Melhor as conclusões
que trouxeram Mattar
(2007), Carvalho (2009) e Fujimura (2006), entre outros, reiteradas por
Ostrovsky (2011, p. 46), considerando a ideia de que essas histórias, contos,
fábulas, causos ou fantasias, contribuem para a formação do ser humano,
auxiliando na “[...] Aquisição do conhecimento, na revelação das diferenças, no
cultivo da sensibilidade e da imaginação, expansão da linguagem, estimulo à
inteligência, cultivo da memória e da atenção, estimulo à criatividade e ao
desenvolvimento abstrato, interesse pela leitura”.

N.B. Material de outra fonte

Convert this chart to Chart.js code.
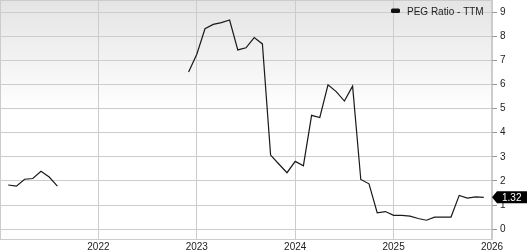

Esse estudo do Ostrovsky (2011) delineou
os fundamentos básicos, a importância e os principais elementos e sua
interpretação, bem como uma análise de algumas histórias.
A sua abordagem me fez reler Schaa (1986)
enfatizando o estímulo da imaginação e o desenvolvimento da consciência e da
imaginação na criança.
De fato, estudos acadêmicos dos mais
diversos apontam para a importância da leitura de fábulas, contos, fantasias e
narrativas infanto-juvenis por parte dos pais e filhos, notadamente pelos pais
com o objetivo de fomentar o hábito da leitura na dimensão da sua convivência,
contribuindo para um melhor desenvolvimento da formação dos seus filhos, bem
como para possibilitar o enriquecimento de experiências no âmbito familiar.
Faço coro parafraseando Schaa (1986):
literatura, teatro e música infantil são os melhores presentes para a garotada,
por serem o verdadeiro reino encantado de todas as coisas.